You need to follow the steps suggested by @Artem Maslov in his previous answer or steps described here and then link PYTHONPATH to the Lib folder of the extracted Python-3.x folder. Before you build your downloaded Python-3.x files, make sure to find the right dependencies for your version.

In my case (my GDB required Python 3.8), the command to set PYTHONPATH looked the following way:

export PYTHONPATH=/usr/share/arm-gnu-toolchain-11.3.rel1-x86_64-arm-none-eabi/dependencies/Python-3.8.14/Lib

Then hit

arm-none-eabi-gdb --version

and if the installation went good, GDB should work.

Good luck!!

0

You can use gdb-multiarch as arm-none-eabi-gdb on Ubuntu22.04.
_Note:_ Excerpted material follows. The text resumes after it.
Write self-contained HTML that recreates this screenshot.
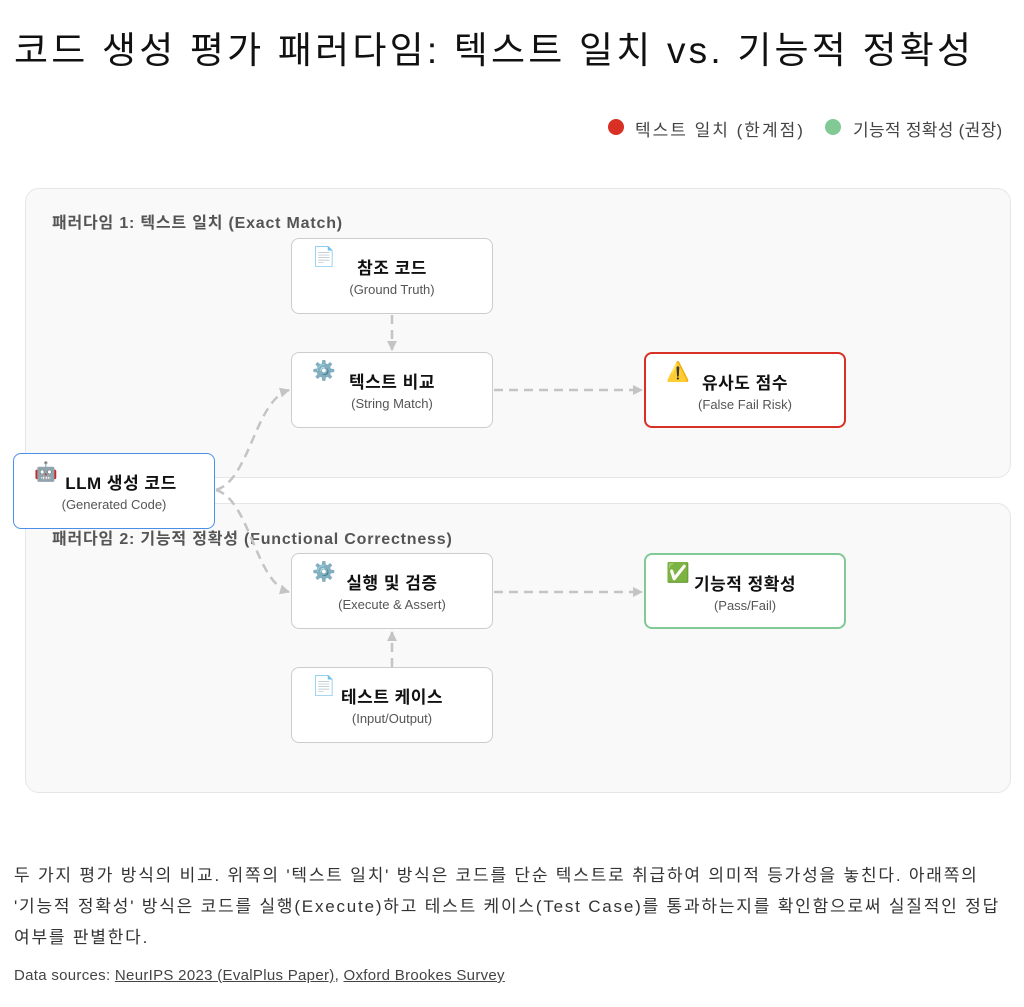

sudo apt install -y gdb-multiarch
sudo ln -s /usr/bin/gdb-multiarch /usr/bin/arm-none-eabi-gdb
arm-none-eabi-gdb --version
GNU gdb (Ubuntu 12.1-0ubuntu1~22.04) 12.1
Copyright (C) 2022 Free Software Foundation, Inc.
License GPLv3+: GNU GPL version 3 or later <http://gnu.org/licenses/gpl.html>
This is free software: you are free to change and redistribute it.
There is NO WARRANTY, to the extent permitted by law.

Reference: How can I install "gdb-arm-none-eabi" on Ubuntu 18.04 (Bionic Beaver)?